Since then, he has tried to ignore the hype and has gone about doing what he did six years ago when he led LSU to the BCS title: recruiting top prospects, coaching them up, trying to turn them into good players, students and citizens.

“The rest of it really doesn’t affect that,” Saban insisted.

In keeping with the tenor of the week, Brown was much more chit-chatty and loose than his counterpart during his portion of a coaches news conference sandwiched around the photo session.

Brown described growing up in a small town in Tennessee and being as big a Bryant fan as anyone could be.
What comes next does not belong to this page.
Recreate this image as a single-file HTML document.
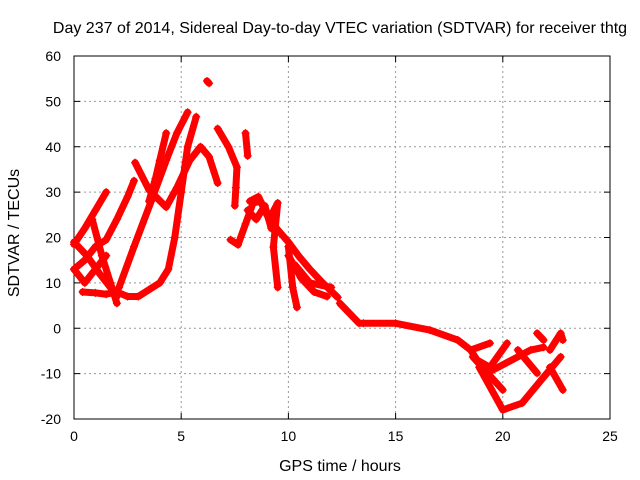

Now, he’s at Texas. Once derisively known as “Coach February” – the guy who could recruit all the talent in February but never cash in on it come January – Brown has won seven of his last eight bowl games, led the Longhorns to one national title and can easily be mentioned in the same breath as their legendary coach, Darrell Royal.

Royal, 85, and the Bear, who died in 1983, were good friends – in fact, Royal showed Bryant how to run the wishbone – though the two rarely met on opposite sidelines. Texas is 7-0-1 against Alabama, with the last meeting a 14-12 win in the 1982 Cotton Bowl, five years after Royal had retired with 184 wins.

“Coach Royal is still alive and has things named after him,” Brown said. “I think Coach Bryant still walks the halls at Tuscaloosa, and he has things named after him. But everyone that sees that ‘A’ and sees the Longhorn knows the programs, and that’s what makes this game so special.”

Brown continued with a theme he’s been building on all month – that the two best teams are meeting at the Rose Bowl and a true national champion will come out of the game.